There was none of course, this was all a lot of good fun and it did explain the carnival bunting in Gernsbach and I discovered later that this is the festival of Fastnacht which is a carnival in Alemannic folklore that takes place in the few days before Lent in Southern Germany, Switzerland and Alsace. The Alemanni were German tribes who lived in this part of Europe nearly two thousand years ago and this area remains characterised by a form of German with a distinct dialogue called Alemannic. The celebration literally means ‘Fasting Eve’ as it originally referred to the day before the fasting season of Lent. The schools are all closed for this festival and all over the Black Forest there are six days of parties and making merry. At the community centre everyone was shoving down platefuls of food and consuming lots of drink. A sort of doughnut seemed to be popular and these I learnt were called fasnachts and are a traditional fatty treat that are produced as a way to empty the pantry of lard, sugar, fat and butter, which are forbidden during Lent. This is a catholic tradition but in protestant England we call this Shrove Tuesday and serve pancakes instead of doughnuts, it is much the same thing. This festival is also called ‘Weiberfastnacht’ or Women's Carnival on account of the fact that tradition says that on this day women take control of local affairs. I might be mistaken of course but I was under the impression that this was every day not just once a year.

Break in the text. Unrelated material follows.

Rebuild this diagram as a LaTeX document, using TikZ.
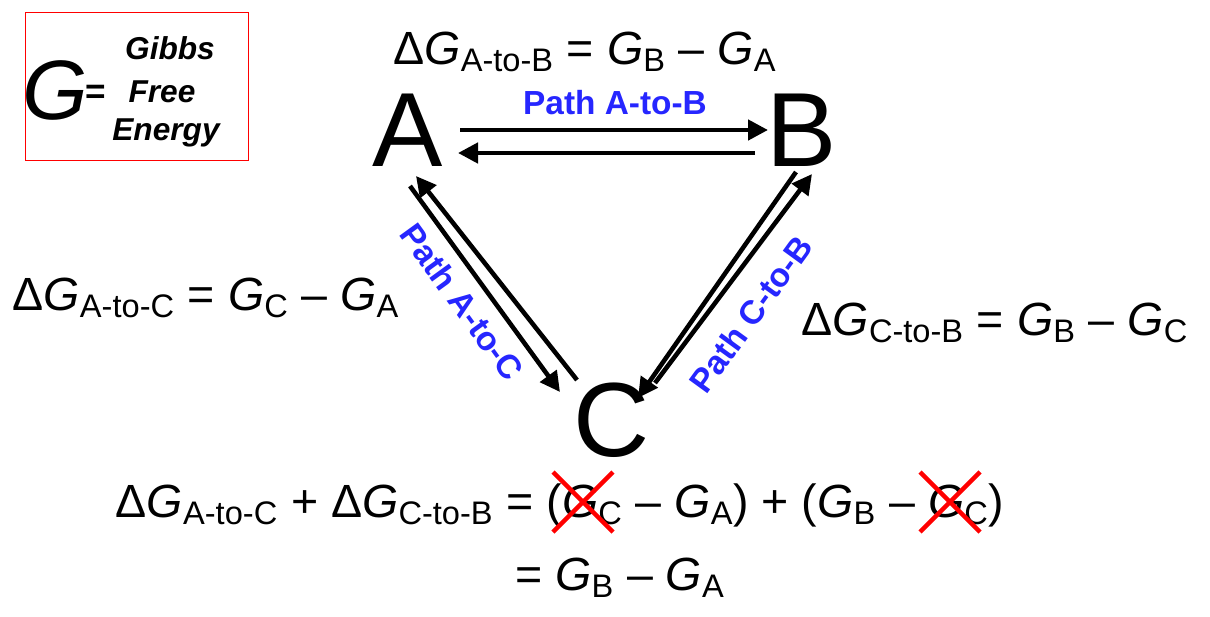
\documentclass[tikz,border=0pt]{standalone}
\usepackage{fontspec}
\setmainfont{Liberation Sans}
\usetikzlibrary{arrows.meta,positioning}
\newcommand{\gsub}[2]{\textit{#1}\textsubscript{#2}}
\tikzset{
  letter/.style={font=\fontsize{60}{60}\selectfont},
  eqn/.style={font=\fontsize{26.5}{30}\selectfont},
  pathlbl/.style={font=\fontsize{19}{21}\selectfont\bfseries, text=blue!85!white},
  boxtxt/.style={font=\fontsize{18}{20}\selectfont\bfseries\itshape},
  rxn/.style={-{Triangle[length=4mm,width=4mm]}, line width=2.6pt},
  cross/.style={red, line width=2.5pt}
}
\begin{document}
\begin{tikzpicture}[x=0.02cm,y=-0.02cm]
\useasboundingbox (0,0) rectangle (1210,616);
% legend box
\draw[red] (25,12) rectangle (248,160);
\node[font=\fontsize{48}{48}\selectfont\itshape] (bigG) at (55,90) {G};
\node[font=\fontsize{20}{20}\selectfont\bfseries] (eq) at (96,94) {=};
\node[boxtxt] (gibbs) at (170,48) {Gibbs};
\node[boxtxt] (free) at (162,92) {Free};
\node[boxtxt] (energy) at (166,133) {Energy};
% states
\node[letter] (A) at (408,130) {A};
\node[letter] (B) at (802,130) {B};
\node[letter] (C) at (612,420) {C};
% arrows
\coordinate (ab1) at (460,130); \coordinate (ab2) at (768,130);
\coordinate (ba1) at (755,153); \coordinate (ba2) at (458,153);
\draw[rxn] (ab1) -- (ab2);
\draw[rxn] (ba1) -- (ba2);
\coordinate (ac1) at (410,186); \coordinate (ac2) at (560,392);
\coordinate (ca1) at (577,380); \coordinate (ca2) at (416,176);
\draw[rxn] (ac1) -- (ac2);
\draw[rxn] (ca1) -- (ca2);
\coordinate (cb1) at (655,383); \coordinate (cb2) at (812,174);
\coordinate (bc1) at (796,172); \coordinate (bc2) at (638,398);
\draw[rxn] (cb1) -- (cb2);
\draw[rxn] (bc1) -- (bc2);
% path labels
\node[pathlbl] (pab) at (615,103) {Path A-to-B};
\node[pathlbl, rotate=-54] (pac) at (462,302) {Path A-to-C};
\node[pathlbl, rotate=54] (pcb) at (751,314) {Path C-to-B};
% free energy relations
\node[eqn] (dab) at (585,52) {Δ\gsub{G}{A-to-B} = \gsub{G}{B} -- \gsub{G}{A}};
\node[eqn] (dac) at (206,298) {Δ\gsub{G}{A-to-C} = \gsub{G}{C} -- \gsub{G}{A}};
\node[eqn] (dcb) at (995,323) {Δ\gsub{G}{C-to-B} = \gsub{G}{B} -- \gsub{G}{C}};
\node[eqn] (sum) at (560,505) {Δ\gsub{G}{A-to-C} + Δ\gsub{G}{C-to-B} = (\gsub{G}{C} -- \gsub{G}{A}) + (\gsub{G}{B} -- \gsub{G}{C})};
\node[eqn] (res) at (620,578) {= \gsub{G}{B} -- \gsub{G}{A}};
% cancellations
\draw[cross] (553,472) -- (613,532) (613,472) -- (553,532);
\draw[cross] (920,472) -- (980,532) (980,472) -- (920,532);
\end{tikzpicture}
\end{document}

Out of Oppenau the road climbed again and provided stunning views over the Rhine valley, flat and contrasting sharply with the Black Forest mountains, looking deep into neighbouring France. The road finally arrived at the Allerheiligen Wasserfälle, which is a five hundred-metre waterfall on the river Lierbach as it tumbles quickly through a narrow gorge full of boulders and fallen trees. It was especially dramatic today because of the melting snow that was adding to the volume of water that was contributing to the rapid flow of the river. The sides of the mountain were covered in little icicles that had attached themselves to and entombed little blades of grass. On the ground the compacted snow was easy to walk on and made the climb to the top of the gorge easy except that is for the parts when the steps were covered in treacherous ice and it was necessary to cling on to the railings for fear of slipping over. After the falls and back in the car the road continued to an unusually numbered road, the 500, that would have led directly back to Baden-Baden if I hadn’t tried to be clever and find another tourist route which because of the inadequacy of the road signs only led to the uninteresting towns of Bühl and Sinzheim and then back to Baden-Baden through the St Michaels tunnel.

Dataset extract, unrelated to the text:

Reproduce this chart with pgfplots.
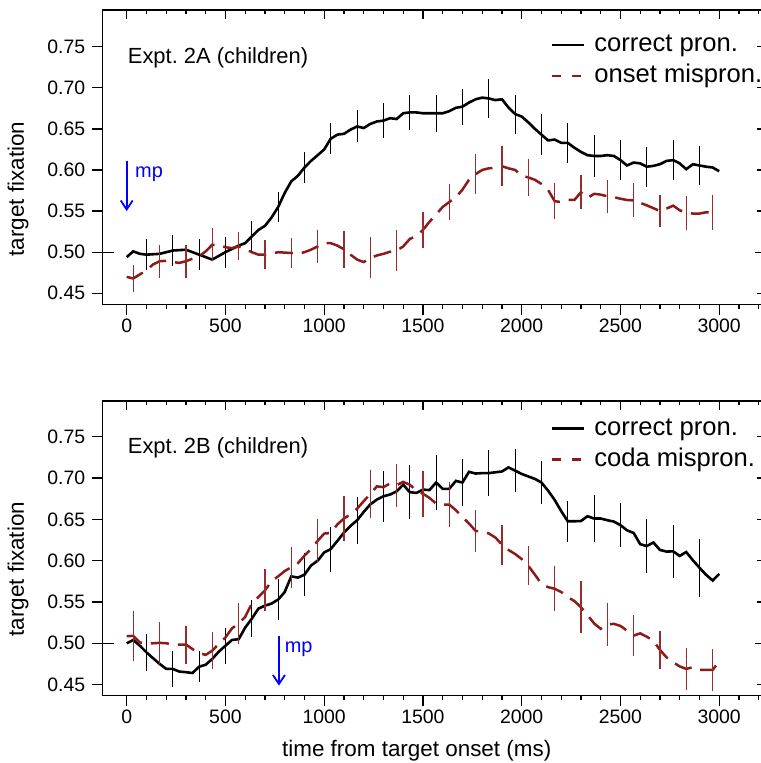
\documentclass[border=0pt]{standalone}
\usepackage{fontspec}
\setmainfont{Liberation Sans}
\usepackage{pgfplots}
\pgfplotsset{compat=1.18}
\usetikzlibrary{arrows.meta}
\frenchspacing
\definecolor{dred}{RGB}{140,26,26}
\definecolor{ered}{RGB}{150,45,45}
\definecolor{mpblue}{RGB}{0,0,255}
\newcommand\tickfont{\fontsize{19.5}{22}\selectfont}
\newcommand\labfont{\fontsize{22.5}{26}\selectfont}
\newcommand\legfont{\fontsize{25.7}{30}\selectfont}
\newcommand\panfont{\fontsize{22}{26}\selectfont}
\newcommand\mpfont{\fontsize{20}{24}\selectfont}
\pgfplotsset{
  panelbase/.style={
    scale only axis, width=663.3bp, height=294.3bp,
    xmin=-121.5, xmax=3237, anchor=north west, clip=false,
    xtick={0,500,1000,1500,2000,2500,3000},
    minor xtick={100,200,300,400,600,700,800,900,1100,1200,1300,1400,1600,1700,1800,1900,2100,2200,2300,2400,2600,2700,2800,2900,3100,3200},
    ytick={0.45,0.50,0.55,0.60,0.65,0.70,0.75},
    tick style={line width=1.3bp, black},
  },
  mainax/.style={panelbase,
    axis line style={line width=1.5bp},
    tick align=outside, xtick pos=left, ytick pos=left,
    major tick length=11bp, minor tick length=5bp,
    xticklabels={0,500,1000,1500,2000,2500,3000},
    yticklabels={0.45,0.50,0.55,0.60,0.65,0.70,0.75},
    tick label style={font=\tickfont},
    yticklabel style={xshift=-3bp},
    legend style={draw=none, fill=none, anchor=north west, inner sep=0pt, outer sep=0pt,
      column sep=9.4bp, row sep=6bp, font=\legfont,
      nodes={inner sep=0pt, text height=19bp, text depth=6bp}},
    legend cell align=left,
  },
  mirrorax/.style={panelbase,
    axis line style={draw=none},
    tick align=inside, xtick pos=right, ytick pos=right,
    major tick length=9bp, minor tick length=4bp,
    xticklabels={}, yticklabels={},
  },
  halfax/.style={panelbase,
    axis line style={draw=none},
    tick align=inside, ytick pos=both, xtick=\empty, minor xtick={},
    ytick={0.5}, major tick length=11bp,
    yticklabels={},
  },
  blk/.style={black, line width=2.6bp,
    error bars/y dir=both, error bars/y explicit, error bars/error mark=none,
    error bars/error bar style={solid, line width=1.3bp, black},
    legend image code/.code={\draw[black, line width=2.6bp] (0bp,0bp) -- (31.6bp,0bp);}},
  red/.style={dred, line width=2.5bp, dash pattern=on 18bp off 9bp,
    error bars/y dir=both, error bars/y explicit, error bars/error mark=none,
    error bars/error bar style={solid, line width=1.3bp, ered},
    legend image code/.code={\draw[dred, line width=2.5bp, dash pattern=on 9.5bp off 10.5bp] (0bp,0bp) -- (31.6bp,0bp);}},
}
\begin{document}
\begin{tikzpicture}
% ---------------- top panel ----------------
\begin{axis}[mainax, at={(102.7bp,-10bp)}, ymin=0.4366, ymax=0.7946,
  ylabel={target fixation}, ylabel style={font=\labfont, at={(axis description cs:-0.1187,0.3918)}, anchor=base, rotate=0},
  legend style={at={(axis description cs:0.6754,0.9229)}}]
\addplot[blk] coordinates {
(0,0.494) (33,0.501) (67,0.498) (100,0.497) +- (0,0.0187) (167,0.498) (233,0.502) +- (0,0.019)
(300,0.503) (367,0.497) +- (0,0.019) (433,0.491) (500,0.500) +- (0,0.0187) (567,0.508) (600,0.511)
(633,0.519) +- (0,0.019) (667,0.527) (700,0.532) (733,0.542) (767,0.555) +- (0,0.0185) (800,0.572)
(833,0.586) (867,0.593) (900,0.603) +- (0,0.0185) (933,0.611) (967,0.618) (1000,0.625)
(1033,0.638) +- (0,0.0187) (1067,0.643) (1100,0.644) (1133,0.649) (1167,0.653) +- (0,0.0195)
(1200,0.651) (1233,0.656) (1267,0.659) (1300,0.660) +- (0,0.0215) (1333,0.663) (1367,0.662)
(1400,0.669) (1433,0.670) +- (0,0.0217) (1467,0.670) (1500,0.669) (1533,0.669) (1567,0.669) +- (0,0.0223)
(1600,0.669) (1633,0.6715) (1667,0.6757) (1700,0.677) +- (0,0.022) (1733,0.682) (1767,0.686)
(1800,0.688) (1833,0.687) +- (0,0.0233) (1867,0.685) (1900,0.686) (1933,0.676) (1967,0.668) +- (0,0.0237)
(2000,0.665) (2033,0.658) (2067,0.650) (2100,0.643) +- (0,0.0247) (2133,0.636) (2167,0.637)
(2200,0.633) (2233,0.633) +- (0,0.0243) (2267,0.627) (2300,0.622) (2333,0.618) (2367,0.617) +- (0,0.0257)
(2400,0.617) (2433,0.618) (2467,0.617) (2500,0.612) +- (0,0.0247) (2533,0.6055) (2567,0.609)
(2600,0.608) (2633,0.604) +- (0,0.0243) (2667,0.605) (2700,0.607) (2733,0.611) (2767,0.612) +- (0,0.0243)
(2800,0.608) (2833,0.601) (2867,0.607) (2900,0.6055) +- (0,0.0237) (2933,0.604) (2967,0.603) (3000,0.5985)
};
\addlegendentry{correct pron.}
\addplot[red] coordinates {
(0,0.470) (33,0.468) +- (0,0.0162) (67,0.473) (100,0.478) (133,0.485) (167,0.489) +- (0,0.0199)
(200,0.4895) (233,0.488) (267,0.487) (300,0.489) +- (0,0.0203) (333,0.492) (367,0.495) (400,0.501)
(433,0.509) +- (0,0.02) (467,0.509) (500,0.506) (533,0.505) (567,0.507) +- (0,0.017) (600,0.504)
(633,0.500) (667,0.497) (700,0.497) +- (0,0.018) (733,0.498) (767,0.500) (800,0.4995)
(833,0.499) +- (0,0.018) (867,0.498) (900,0.500) (933,0.503) (967,0.507) +- (0,0.02) (1000,0.511)
(1033,0.511) (1067,0.508) (1100,0.5035) +- (0,0.0227) (1133,0.497) (1167,0.491) (1200,0.488)
(1233,0.493) +- (0,0.025) (1267,0.496) (1300,0.498) (1333,0.5005) (1367,0.502) +- (0,0.025)
(1400,0.507) (1433,0.516) (1467,0.520) (1500,0.527) +- (0,0.022) (1533,0.537) (1567,0.546)
(1600,0.555) (1633,0.561) +- (0,0.0217) (1667,0.567) (1700,0.576) (1733,0.588) (1767,0.595) +- (0,0.0243)
(1800,0.600) (1833,0.602) (1867,0.6027) (1900,0.6046) +- (0,0.0245) (1933,0.602) (1967,0.600)
(2000,0.593) (2033,0.591) +- (0,0.0227) (2067,0.588) (2100,0.583) (2133,0.576) (2167,0.562) +- (0,0.0217)
(2200,0.561) (2233,0.5635) (2267,0.5635) (2300,0.573) +- (0,0.0203) (2333,0.566) (2367,0.571)
(2400,0.570) (2433,0.568) +- (0,0.0203) (2467,0.567) (2500,0.565) (2533,0.5635) (2567,0.563) +- (0,0.0207)
(2600,0.560) (2633,0.557) (2667,0.5535) (2700,0.550) +- (0,0.0197) (2733,0.553) (2767,0.5566)
(2800,0.551) (2833,0.548) +- (0,0.0205) (2867,0.547) (2900,0.547) (2933,0.5485) (2967,0.548) +- (0,0.0213)
(2980,0.548)
};
\addlegendentry{onset mispron.}
\node[anchor=base west, font=\panfont, inner sep=0pt] at (rel axis cs:0.0377,0.819) {Expt. 2A (children)};
\draw[mpblue, line width=1.8bp, -{Straight Barb[length=9bp,width=12bp]}] (axis cs:0,0.6107) -- (axis cs:0,0.55);
\node[anchor=base west, font=\mpfont, text=mpblue, inner sep=0pt] at (axis cs:42,0.5905) {mp};
\end{axis}
\begin{axis}[mirrorax, at={(102.7bp,-10bp)}, ymin=0.4366, ymax=0.7946]
\end{axis}
\begin{axis}[halfax, at={(102.7bp,-10bp)}, ymin=0.4366, ymax=0.7946]
\end{axis}
% ---------------- bottom panel ----------------
\begin{axis}[mainax, at={(102.7bp,-401bp)}, ymin=0.437, ymax=0.7933,
  ylabel={target fixation}, ylabel style={font=\labfont, at={(axis description cs:-0.1187,0.4286)}, anchor=base, rotate=0},
  xlabel={time from target onset (ms)}, xlabel style={font=\labfont, at={(axis description cs:0.4734,-0.2065)}, anchor=base},
  legend style={at={(axis description cs:0.6754,0.949)}}]
\addplot[blk] coordinates {
(0,0.500) (33,0.504) (67,0.497) (100,0.489) +- (0,0.0227) (133,0.482) (167,0.475) (200,0.469)
(233,0.469) +- (0,0.0218) (267,0.4657) (300,0.465) (333,0.464) (367,0.4717) +- (0,0.0188) (400,0.474)
(433,0.481) (467,0.490) (500,0.497) +- (0,0.0216) (533,0.504) (567,0.505) (600,0.519)
(633,0.5296) +- (0,0.0225) (667,0.542) (700,0.5455) (733,0.548) (767,0.553) +- (0,0.0249) (800,0.562)
(833,0.581) (867,0.5795) (900,0.583) +- (0,0.0257) (933,0.594) (967,0.600) (1000,0.610)
(1033,0.614) +- (0,0.0273) (1067,0.624) (1100,0.634) (1133,0.642) (1167,0.649) +- (0,0.0283)
(1200,0.659) (1233,0.668) (1267,0.674) (1300,0.678) +- (0,0.031) (1333,0.680) (1367,0.684)
(1400,0.692) (1433,0.683) +- (0,0.033) (1467,0.682) (1500,0.686) (1533,0.6855) (1567,0.6946) +- (0,0.033)
(1600,0.687) (1633,0.687) (1667,0.6966) (1700,0.6946) +- (0,0.029) (1733,0.7075) (1767,0.7055)
(1800,0.706) (1833,0.706) +- (0,0.028) (1867,0.707) (1900,0.708) (1933,0.7129) (1967,0.709) +- (0,0.026)
(2000,0.705) (2033,0.702) (2067,0.699) (2100,0.6946) +- (0,0.026) (2133,0.685) (2167,0.6735)
(2200,0.660) (2233,0.6477) +- (0,0.025) (2267,0.6477) (2300,0.648) (2333,0.6538) (2367,0.651) +- (0,0.028)
(2400,0.651) (2433,0.649) (2467,0.6473) (2500,0.643) +- (0,0.027) (2533,0.6368) (2567,0.6335)
(2600,0.620) (2633,0.6177) +- (0,0.033) (2667,0.622) (2700,0.613) (2733,0.611) (2767,0.6113) +- (0,0.032)
(2800,0.6057) (2833,0.6105) (2867,0.6004) (2900,0.5915) +- (0,0.035) (2933,0.583) (2967,0.576) (3000,0.584)
};
\addlegendentry{correct pron.}
\addplot[red] coordinates {
(0,0.5085) (33,0.509) +- (0,0.030) (67,0.501) (100,0.500) (133,0.500) (167,0.5005) +- (0,0.025)
(200,0.500) (233,0.4985) (267,0.4985) (300,0.4985) +- (0,0.023) (333,0.493) (367,0.488) (400,0.486)
(433,0.491) +- (0,0.0227) (467,0.4995) (500,0.507) (533,0.518) (567,0.524) +- (0,0.025) (600,0.532)
(633,0.548) (667,0.556) (700,0.564) +- (0,0.0255) (733,0.575) (767,0.581) (800,0.5874)
(833,0.592) +- (0,0.0247) (867,0.597) (900,0.606) (933,0.614) (967,0.624) +- (0,0.026) (1000,0.6328)
(1033,0.6335) (1067,0.644) (1100,0.651) +- (0,0.0277) (1133,0.656) (1167,0.663) (1200,0.672)
(1233,0.6805) +- (0,0.029) (1267,0.690) (1300,0.689) (1333,0.6934) (1367,0.6914) +- (0,0.026)
(1400,0.6954) (1433,0.692) (1467,0.685) (1500,0.681) +- (0,0.0277) (1533,0.676) (1567,0.669)
(1600,0.668) (1633,0.668) +- (0,0.0277) (1667,0.661) (1700,0.653) (1733,0.645) (1767,0.636) +- (0,0.025)
(1800,0.635) (1833,0.633) (1867,0.628) (1900,0.6194) +- (0,0.0243) (1933,0.613) (1967,0.608)
(2000,0.602) (2033,0.594) +- (0,0.0237) (2067,0.583) (2100,0.572) (2133,0.568) (2167,0.566) +- (0,0.027)
(2200,0.562) (2233,0.556) (2267,0.551) (2300,0.5437) +- (0,0.0318) (2333,0.534) (2367,0.524)
(2400,0.5175) (2433,0.5227) +- (0,0.026) (2467,0.5235) (2500,0.521) (2533,0.5154) (2567,0.5093) +- (0,0.025)
(2600,0.512) (2633,0.508) (2667,0.503) (2700,0.492) +- (0,0.023) (2733,0.483) (2767,0.477)
(2800,0.472) (2833,0.469) +- (0,0.0253) (2867,0.471) (2900,0.4678) (2933,0.4678) (2967,0.4678) +- (0,0.0253)
(3000,0.478)
};
\addlegendentry{coda mispron.}
\node[anchor=base west, font=\panfont, inner sep=0pt] at (rel axis cs:0.0377,0.822) {Expt. 2B (children)};
\draw[mpblue, line width=1.8bp, -{Straight Barb[length=9bp,width=12bp]}] (axis cs:771,0.509) -- (axis cs:771,0.4487);
\node[anchor=base west, font=\mpfont, text=mpblue, inner sep=0pt] at (axis cs:800,0.489) {mp};
\end{axis}
\begin{axis}[mirrorax, at={(102.7bp,-401bp)}, ymin=0.437, ymax=0.7933]
\end{axis}
\begin{axis}[halfax, at={(102.7bp,-401bp)}, ymin=0.437, ymax=0.7933]
\end{axis}
\pgfresetboundingbox
\path[use as bounding box] (0bp,0bp) rectangle (761bp,-763bp);
\end{tikzpicture}
\end{document}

Back at the hotel there was more rugby football, this time France versus Scotland and although I have never associated Germany with rugby football I was interested to discover that they are in fact ranked 26th in the world out of a total of ninety five countries affiliated to the International Rugby Board which, let’s be honest, is really quite respectable.

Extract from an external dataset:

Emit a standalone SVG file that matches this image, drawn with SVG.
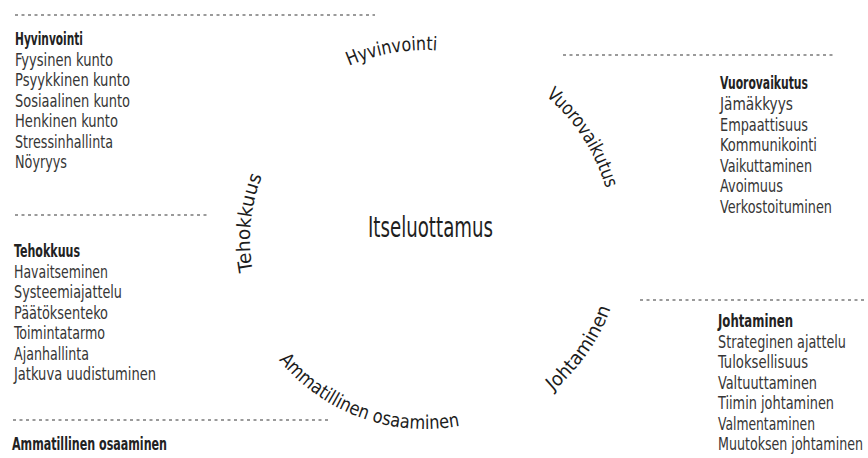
<svg xmlns="http://www.w3.org/2000/svg" width="868" height="458" viewBox="0 0 868 458">
<style>
text{font-family:"Liberation Sans Narrow","DejaVu Sans Condensed","Liberation Sans",sans-serif;}
.t{font-size:18px;font-weight:bold;fill:#222;}
.i{font-size:18px;fill:#363636;}
.arc{font-size:19px;fill:#1c1c1c;}
.c{font-size:29px;fill:#1e1e1e;}
.sep{stroke:#7a7a7a;stroke-width:1.6;stroke-dasharray:3 3.5;fill:none;}
</style>
<defs>
<path id="pHyv" d="M302.9,94.5 A190,190 0 0 1 490.0,61.5"/>
<path id="pVuo" d="M510.4,72.5 A188,188 0 0 1 612.7,230.2"/>
<path id="pTeh" d="M272.6,326.0 A175,175 0 0 1 292.1,126.0"/>
<path id="pJoh" d="M508.7,419.5 A198,198 0 0 0 622.2,257.3"/>
<path id="pAmm" d="M261.3,334.5 A189,189 0 0 0 489.6,417.6"/>
</defs>
<rect width="868" height="458" fill="#ffffff"/>
<g id="separators">
<line class="sep" x1="15" y1="15" x2="375" y2="15"/>
<line class="sep" x1="15" y1="215" x2="210" y2="215"/>
<line class="sep" x1="13" y1="420" x2="328" y2="420"/>
<line class="sep" x1="563" y1="55" x2="833" y2="55"/>
<line class="sep" x1="640" y1="300" x2="866" y2="300"/>
</g>
<g id="center">
<text class="c" x="368" y="237" textLength="125" lengthAdjust="spacingAndGlyphs">Itseluottamus</text>
</g>
<g id="ring">
<text class="arc"><textPath href="#pHyv" startOffset="50%" text-anchor="middle" textLength="90" lengthAdjust="spacingAndGlyphs">Hyvinvointi</textPath></text>
<text class="arc"><textPath href="#pVuo" startOffset="50%" text-anchor="middle" textLength="112" lengthAdjust="spacingAndGlyphs">Vuorovaikutus</textPath></text>
<text class="arc"><textPath href="#pTeh" startOffset="50%" text-anchor="middle" textLength="97" lengthAdjust="spacingAndGlyphs">Tehokkuus</textPath></text>
<text class="arc"><textPath href="#pJoh" startOffset="50%" text-anchor="middle" textLength="102" lengthAdjust="spacingAndGlyphs">Johtaminen</textPath></text>
<text class="arc"><textPath href="#pAmm" startOffset="50%" text-anchor="middle" textLength="202" lengthAdjust="spacingAndGlyphs">Ammatillinen osaaminen</textPath></text>
</g>
<g id="hyvinvointi">
<text class="t" x="15" y="45" textLength="68" lengthAdjust="spacingAndGlyphs">Hyvinvointi</text>
<text class="i" x="15" y="65.5" textLength="98" lengthAdjust="spacingAndGlyphs">Fyysinen kunto</text>
<text class="i" x="15" y="86" textLength="115" lengthAdjust="spacingAndGlyphs">Psyykkinen kunto</text>
<text class="i" x="15" y="106.5" textLength="115" lengthAdjust="spacingAndGlyphs">Sosiaalinen kunto</text>
<text class="i" x="15" y="127" textLength="103" lengthAdjust="spacingAndGlyphs">Henkinen kunto</text>
<text class="i" x="15" y="147.5" textLength="98" lengthAdjust="spacingAndGlyphs">Stressinhallinta</text>
<text class="i" x="15" y="168" textLength="52" lengthAdjust="spacingAndGlyphs">Nöyryys</text>
</g>
<g id="tehokkuus">
<text class="t" x="14" y="257" textLength="66" lengthAdjust="spacingAndGlyphs">Tehokkuus</text>
<text class="i" x="14" y="277.5" textLength="94" lengthAdjust="spacingAndGlyphs">Havaitseminen</text>
<text class="i" x="14" y="298" textLength="108" lengthAdjust="spacingAndGlyphs">Systeemiajattelu</text>
<text class="i" x="14" y="318.5" textLength="94" lengthAdjust="spacingAndGlyphs">Päätöksenteko</text>
<text class="i" x="14" y="339" textLength="91" lengthAdjust="spacingAndGlyphs">Toimintatarmo</text>
<text class="i" x="14" y="359.5" textLength="75" lengthAdjust="spacingAndGlyphs">Ajanhallinta</text>
<text class="i" x="14" y="380" textLength="142" lengthAdjust="spacingAndGlyphs">Jatkuva uudistuminen</text>
</g>
<g id="ammatillinen">
<text class="t" x="12" y="450" textLength="155" lengthAdjust="spacingAndGlyphs">Ammatillinen osaaminen</text>
</g>
<g id="vuorovaikutus">
<text class="t" x="720" y="89" textLength="88" lengthAdjust="spacingAndGlyphs">Vuorovaikutus</text>
<text class="i" x="720" y="110" textLength="73" lengthAdjust="spacingAndGlyphs">Jämäkkyys</text>
<text class="i" x="720" y="130.5" textLength="88" lengthAdjust="spacingAndGlyphs">Empaattisuus</text>
<text class="i" x="720" y="151" textLength="97" lengthAdjust="spacingAndGlyphs">Kommunikointi</text>
<text class="i" x="720" y="171.5" textLength="92" lengthAdjust="spacingAndGlyphs">Vaikuttaminen</text>
<text class="i" x="720" y="192" textLength="63" lengthAdjust="spacingAndGlyphs">Avoimuus</text>
<text class="i" x="720" y="212.5" textLength="112" lengthAdjust="spacingAndGlyphs">Verkostoituminen</text>
</g>
<g id="johtaminen">
<text class="t" x="718" y="327" textLength="75" lengthAdjust="spacingAndGlyphs">Johtaminen</text>
<text class="i" x="846" y="347.5" text-anchor="end" textLength="128" lengthAdjust="spacingAndGlyphs">Strateginen ajattelu</text>
<text class="i" x="718" y="368" textLength="90" lengthAdjust="spacingAndGlyphs">Tuloksellisuus</text>
<text class="i" x="718" y="388.5" textLength="99" lengthAdjust="spacingAndGlyphs">Valtuuttaminen</text>
<text class="i" x="718" y="409" textLength="116" lengthAdjust="spacingAndGlyphs">Tiimin johtaminen</text>
<text class="i" x="718" y="429.5" textLength="97" lengthAdjust="spacingAndGlyphs">Valmentaminen</text>
<text class="i" x="863" y="450" text-anchor="end" textLength="145" lengthAdjust="spacingAndGlyphs">Muutoksen johtaminen</text>
</g>
</svg>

After a rest and a beer from the mini bar (because the discount mini market was closed) it was a return to the town centre for a restaurant and tonight a traditional German establishment where we enjoyed food from an authentic German menu and red wine by the half litre jug. I had a wiener schnitzel which I probably wouldn’t order at home because my daughter, Sally, would strongly disapprove but I have to say that it was really, really good.

It was the end of a long day and after a final walk along the Stiftskirche to walk off the meal it was back to the hotel in anticipation of another good day tomorrow and a drive to the famous university town of Heidelberg.

1 comment:

Jane said...

I have just stumbled across your blog by accident and as someone who also has the 'travel bug' have fund it fascinating.